WRITTEN REQUEST
Reproduce each line from the first in the data through the line that contains "const xMinor=[2002.5,2007.5,2012.5,2017.5];" exactly; give nothing else.

= = = =

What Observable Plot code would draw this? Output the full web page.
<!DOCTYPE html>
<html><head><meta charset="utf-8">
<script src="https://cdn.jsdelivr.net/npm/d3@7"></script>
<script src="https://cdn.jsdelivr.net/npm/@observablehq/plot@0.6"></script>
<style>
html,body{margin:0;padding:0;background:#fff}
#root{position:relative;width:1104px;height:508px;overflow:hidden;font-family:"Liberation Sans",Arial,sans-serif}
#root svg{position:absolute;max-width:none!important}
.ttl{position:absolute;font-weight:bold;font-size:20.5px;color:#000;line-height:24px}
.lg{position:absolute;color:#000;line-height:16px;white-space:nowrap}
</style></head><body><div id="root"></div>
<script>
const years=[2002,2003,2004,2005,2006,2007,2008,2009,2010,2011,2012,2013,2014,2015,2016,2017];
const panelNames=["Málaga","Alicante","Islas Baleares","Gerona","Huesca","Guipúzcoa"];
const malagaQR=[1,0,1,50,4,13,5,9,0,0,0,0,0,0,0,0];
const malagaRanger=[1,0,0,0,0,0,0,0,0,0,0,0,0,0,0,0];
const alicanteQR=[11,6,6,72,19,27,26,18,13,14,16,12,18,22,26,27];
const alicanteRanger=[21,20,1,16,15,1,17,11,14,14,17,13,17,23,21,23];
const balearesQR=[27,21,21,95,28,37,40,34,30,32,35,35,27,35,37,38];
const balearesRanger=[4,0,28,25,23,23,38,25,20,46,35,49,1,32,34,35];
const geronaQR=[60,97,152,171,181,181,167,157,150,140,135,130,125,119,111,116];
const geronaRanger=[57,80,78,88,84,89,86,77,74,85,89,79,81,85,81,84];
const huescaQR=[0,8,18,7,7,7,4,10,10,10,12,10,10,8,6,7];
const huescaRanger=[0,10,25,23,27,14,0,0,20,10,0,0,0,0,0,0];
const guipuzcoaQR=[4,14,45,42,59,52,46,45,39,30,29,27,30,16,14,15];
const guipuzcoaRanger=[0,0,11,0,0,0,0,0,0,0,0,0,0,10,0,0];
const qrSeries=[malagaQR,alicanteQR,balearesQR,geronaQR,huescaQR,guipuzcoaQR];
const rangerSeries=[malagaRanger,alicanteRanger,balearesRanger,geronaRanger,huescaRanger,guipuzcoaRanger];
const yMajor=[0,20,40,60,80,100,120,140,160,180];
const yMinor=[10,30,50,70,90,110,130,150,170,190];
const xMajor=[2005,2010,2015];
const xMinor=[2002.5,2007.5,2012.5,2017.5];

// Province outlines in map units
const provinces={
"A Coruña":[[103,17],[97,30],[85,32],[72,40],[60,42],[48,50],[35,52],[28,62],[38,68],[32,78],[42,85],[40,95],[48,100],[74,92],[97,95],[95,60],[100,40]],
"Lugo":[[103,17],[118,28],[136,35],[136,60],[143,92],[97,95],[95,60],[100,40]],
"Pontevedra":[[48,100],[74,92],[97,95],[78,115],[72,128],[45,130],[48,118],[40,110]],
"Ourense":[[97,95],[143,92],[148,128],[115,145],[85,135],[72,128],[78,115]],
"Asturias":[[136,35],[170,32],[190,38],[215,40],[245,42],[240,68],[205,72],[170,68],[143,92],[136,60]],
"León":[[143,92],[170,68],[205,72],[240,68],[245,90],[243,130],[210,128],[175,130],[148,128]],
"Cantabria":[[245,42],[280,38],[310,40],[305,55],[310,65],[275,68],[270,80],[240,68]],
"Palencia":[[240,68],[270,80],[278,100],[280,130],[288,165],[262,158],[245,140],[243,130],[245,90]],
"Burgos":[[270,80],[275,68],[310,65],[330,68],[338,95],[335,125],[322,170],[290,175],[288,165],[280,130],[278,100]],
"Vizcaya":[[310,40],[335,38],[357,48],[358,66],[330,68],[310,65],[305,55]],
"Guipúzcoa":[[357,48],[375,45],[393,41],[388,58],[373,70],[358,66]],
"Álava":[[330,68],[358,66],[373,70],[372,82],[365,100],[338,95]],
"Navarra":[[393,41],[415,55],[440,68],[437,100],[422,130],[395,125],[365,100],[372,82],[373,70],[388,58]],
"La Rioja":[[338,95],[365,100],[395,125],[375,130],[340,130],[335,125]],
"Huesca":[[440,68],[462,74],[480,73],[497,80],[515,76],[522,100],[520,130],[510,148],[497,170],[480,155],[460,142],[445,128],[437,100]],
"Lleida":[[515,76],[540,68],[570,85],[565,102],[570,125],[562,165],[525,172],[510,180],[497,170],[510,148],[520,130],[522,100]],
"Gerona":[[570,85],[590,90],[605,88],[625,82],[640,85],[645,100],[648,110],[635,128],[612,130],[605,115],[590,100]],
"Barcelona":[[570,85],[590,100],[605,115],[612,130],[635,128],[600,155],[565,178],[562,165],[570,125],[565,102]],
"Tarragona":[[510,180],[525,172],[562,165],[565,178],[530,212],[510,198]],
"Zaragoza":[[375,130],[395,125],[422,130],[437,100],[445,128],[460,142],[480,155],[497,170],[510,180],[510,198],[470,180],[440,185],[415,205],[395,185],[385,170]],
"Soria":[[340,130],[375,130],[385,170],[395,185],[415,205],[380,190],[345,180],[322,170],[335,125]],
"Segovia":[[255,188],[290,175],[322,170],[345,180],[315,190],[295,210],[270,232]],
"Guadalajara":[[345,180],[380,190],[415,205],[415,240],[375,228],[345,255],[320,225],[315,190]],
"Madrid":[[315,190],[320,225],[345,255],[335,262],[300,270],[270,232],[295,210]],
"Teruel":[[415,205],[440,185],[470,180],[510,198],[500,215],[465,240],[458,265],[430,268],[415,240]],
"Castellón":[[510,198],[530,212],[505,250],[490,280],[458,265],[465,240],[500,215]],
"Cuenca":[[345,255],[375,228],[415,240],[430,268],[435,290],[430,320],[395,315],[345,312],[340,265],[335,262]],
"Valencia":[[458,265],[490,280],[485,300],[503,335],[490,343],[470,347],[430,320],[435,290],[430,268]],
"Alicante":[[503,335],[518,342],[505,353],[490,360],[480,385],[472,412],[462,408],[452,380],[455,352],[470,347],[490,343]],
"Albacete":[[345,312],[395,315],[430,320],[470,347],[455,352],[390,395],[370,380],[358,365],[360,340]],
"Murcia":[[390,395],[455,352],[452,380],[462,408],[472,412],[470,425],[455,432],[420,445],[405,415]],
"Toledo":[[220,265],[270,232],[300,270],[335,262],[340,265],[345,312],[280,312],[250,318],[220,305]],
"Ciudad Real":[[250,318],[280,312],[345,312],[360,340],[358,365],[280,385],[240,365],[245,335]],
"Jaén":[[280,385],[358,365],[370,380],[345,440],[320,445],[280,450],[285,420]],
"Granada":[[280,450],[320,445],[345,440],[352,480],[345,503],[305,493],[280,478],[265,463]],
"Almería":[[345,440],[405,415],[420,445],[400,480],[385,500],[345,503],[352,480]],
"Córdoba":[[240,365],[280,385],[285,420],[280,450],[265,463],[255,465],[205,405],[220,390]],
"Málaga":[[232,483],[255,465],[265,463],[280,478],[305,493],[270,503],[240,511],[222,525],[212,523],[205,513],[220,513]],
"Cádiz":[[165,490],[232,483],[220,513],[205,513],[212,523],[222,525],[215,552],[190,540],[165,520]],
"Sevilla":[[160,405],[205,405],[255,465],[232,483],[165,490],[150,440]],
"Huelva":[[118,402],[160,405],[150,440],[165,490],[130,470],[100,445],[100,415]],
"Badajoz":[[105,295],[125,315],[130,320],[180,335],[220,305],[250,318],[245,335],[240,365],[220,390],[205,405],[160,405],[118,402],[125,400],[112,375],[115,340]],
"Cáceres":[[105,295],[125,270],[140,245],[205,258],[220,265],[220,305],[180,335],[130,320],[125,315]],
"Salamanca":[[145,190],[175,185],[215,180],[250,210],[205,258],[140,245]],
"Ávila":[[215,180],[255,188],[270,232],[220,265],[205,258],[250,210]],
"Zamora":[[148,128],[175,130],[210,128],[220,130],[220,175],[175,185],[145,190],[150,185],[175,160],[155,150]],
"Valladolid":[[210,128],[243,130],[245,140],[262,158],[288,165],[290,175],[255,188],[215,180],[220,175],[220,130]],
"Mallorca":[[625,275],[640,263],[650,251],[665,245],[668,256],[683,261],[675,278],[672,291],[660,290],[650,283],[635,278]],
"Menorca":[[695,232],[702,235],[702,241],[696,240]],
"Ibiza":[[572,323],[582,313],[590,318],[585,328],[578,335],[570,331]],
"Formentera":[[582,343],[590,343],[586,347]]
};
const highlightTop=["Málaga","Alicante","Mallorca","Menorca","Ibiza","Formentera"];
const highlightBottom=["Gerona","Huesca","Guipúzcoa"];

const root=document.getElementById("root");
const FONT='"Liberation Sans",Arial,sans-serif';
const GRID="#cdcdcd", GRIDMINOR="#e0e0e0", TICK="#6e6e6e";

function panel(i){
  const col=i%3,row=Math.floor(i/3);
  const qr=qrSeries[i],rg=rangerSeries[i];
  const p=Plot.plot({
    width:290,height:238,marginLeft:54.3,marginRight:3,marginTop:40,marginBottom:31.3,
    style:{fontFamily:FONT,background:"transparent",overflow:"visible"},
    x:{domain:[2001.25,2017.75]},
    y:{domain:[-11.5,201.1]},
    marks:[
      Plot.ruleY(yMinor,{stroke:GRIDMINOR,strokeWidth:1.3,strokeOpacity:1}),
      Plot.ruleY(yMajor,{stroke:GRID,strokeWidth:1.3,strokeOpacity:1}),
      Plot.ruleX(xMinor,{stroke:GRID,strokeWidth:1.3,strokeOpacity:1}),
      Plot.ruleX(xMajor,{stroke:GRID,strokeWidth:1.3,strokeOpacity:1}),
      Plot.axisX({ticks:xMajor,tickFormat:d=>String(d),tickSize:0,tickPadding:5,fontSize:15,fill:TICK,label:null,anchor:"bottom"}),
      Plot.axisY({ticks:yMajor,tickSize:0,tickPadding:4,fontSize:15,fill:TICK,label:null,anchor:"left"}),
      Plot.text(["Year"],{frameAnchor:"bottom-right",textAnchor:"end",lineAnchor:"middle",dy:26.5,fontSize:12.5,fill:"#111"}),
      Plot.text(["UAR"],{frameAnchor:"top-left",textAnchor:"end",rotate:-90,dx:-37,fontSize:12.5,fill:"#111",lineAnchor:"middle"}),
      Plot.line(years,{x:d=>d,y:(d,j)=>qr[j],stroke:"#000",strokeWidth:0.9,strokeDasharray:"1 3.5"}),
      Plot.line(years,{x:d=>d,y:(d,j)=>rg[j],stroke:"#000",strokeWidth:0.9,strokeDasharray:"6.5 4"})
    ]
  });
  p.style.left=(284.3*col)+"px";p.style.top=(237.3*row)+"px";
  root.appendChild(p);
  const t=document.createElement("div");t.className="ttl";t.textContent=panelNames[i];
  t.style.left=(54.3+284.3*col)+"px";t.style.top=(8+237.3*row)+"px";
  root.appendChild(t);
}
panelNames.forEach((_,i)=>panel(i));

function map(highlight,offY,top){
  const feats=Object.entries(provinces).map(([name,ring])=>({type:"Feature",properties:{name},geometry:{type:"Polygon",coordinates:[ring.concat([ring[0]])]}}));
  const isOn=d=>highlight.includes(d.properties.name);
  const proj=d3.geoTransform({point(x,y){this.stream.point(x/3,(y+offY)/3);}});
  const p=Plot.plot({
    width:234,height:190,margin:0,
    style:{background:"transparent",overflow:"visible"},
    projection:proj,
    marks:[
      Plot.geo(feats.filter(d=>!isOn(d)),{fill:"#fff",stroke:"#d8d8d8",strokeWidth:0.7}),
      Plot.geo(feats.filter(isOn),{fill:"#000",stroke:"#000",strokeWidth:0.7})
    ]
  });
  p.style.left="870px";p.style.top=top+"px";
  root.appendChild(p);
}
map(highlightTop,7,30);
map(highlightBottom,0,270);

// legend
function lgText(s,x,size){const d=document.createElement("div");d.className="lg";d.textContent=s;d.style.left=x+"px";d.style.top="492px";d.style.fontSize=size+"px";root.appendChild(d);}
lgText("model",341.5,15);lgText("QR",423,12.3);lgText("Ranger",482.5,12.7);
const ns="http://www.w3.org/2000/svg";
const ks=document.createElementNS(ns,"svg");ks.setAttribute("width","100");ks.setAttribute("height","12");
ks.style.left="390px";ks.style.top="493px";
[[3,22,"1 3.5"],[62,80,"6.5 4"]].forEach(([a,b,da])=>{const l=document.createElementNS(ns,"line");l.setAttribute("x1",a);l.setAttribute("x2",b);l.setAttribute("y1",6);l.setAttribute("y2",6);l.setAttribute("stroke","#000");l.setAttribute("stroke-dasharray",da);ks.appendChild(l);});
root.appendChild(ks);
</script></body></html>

= = = =

ANSWER TO THIS PROBLEM
What Observable Plot code would draw this? Output the full web page.
<!DOCTYPE html>
<html><head><meta charset="utf-8">
<script src="https://cdn.jsdelivr.net/npm/d3@7"></script>
<script src="https://cdn.jsdelivr.net/npm/@observablehq/plot@0.6"></script>
<style>
html,body{margin:0;padding:0;background:#fff}
#root{position:relative;width:1104px;height:508px;overflow:hidden;font-family:"Liberation Sans",Arial,sans-serif}
#root svg{position:absolute;max-width:none!important}
.ttl{position:absolute;font-weight:bold;font-size:20.5px;color:#000;line-height:24px}
.lg{position:absolute;color:#000;line-height:16px;white-space:nowrap}
</style></head><body><div id="root"></div>
<script>
const years=[2002,2003,2004,2005,2006,2007,2008,2009,2010,2011,2012,2013,2014,2015,2016,2017];
const panelNames=["Málaga","Alicante","Islas Baleares","Gerona","Huesca","Guipúzcoa"];
const malagaQR=[1,0,1,50,4,13,5,9,0,0,0,0,0,0,0,0];
const malagaRanger=[1,0,0,0,0,0,0,0,0,0,0,0,0,0,0,0];
const alicanteQR=[11,6,6,72,19,27,26,18,13,14,16,12,18,22,26,27];
const alicanteRanger=[21,20,1,16,15,1,17,11,14,14,17,13,17,23,21,23];
const balearesQR=[27,21,21,95,28,37,40,34,30,32,35,35,27,35,37,38];
const balearesRanger=[4,0,28,25,23,23,38,25,20,46,35,49,1,32,34,35];
const geronaQR=[60,97,152,171,181,181,167,157,150,140,135,130,125,119,111,116];
const geronaRanger=[57,80,78,88,84,89,86,77,74,85,89,79,81,85,81,84];
const huescaQR=[0,8,18,7,7,7,4,10,10,10,12,10,10,8,6,7];
const huescaRanger=[0,10,25,23,27,14,0,0,20,10,0,0,0,0,0,0];
const guipuzcoaQR=[4,14,45,42,59,52,46,45,39,30,29,27,30,16,14,15];
const guipuzcoaRanger=[0,0,11,0,0,0,0,0,0,0,0,0,0,10,0,0];
const qrSeries=[malagaQR,alicanteQR,balearesQR,geronaQR,huescaQR,guipuzcoaQR];
const rangerSeries=[malagaRanger,alicanteRanger,balearesRanger,geronaRanger,huescaRanger,guipuzcoaRanger];
const yMajor=[0,20,40,60,80,100,120,140,160,180];
const yMinor=[10,30,50,70,90,110,130,150,170,190];
const xMajor=[2005,2010,2015];
const xMinor=[2002.5,2007.5,2012.5,2017.5];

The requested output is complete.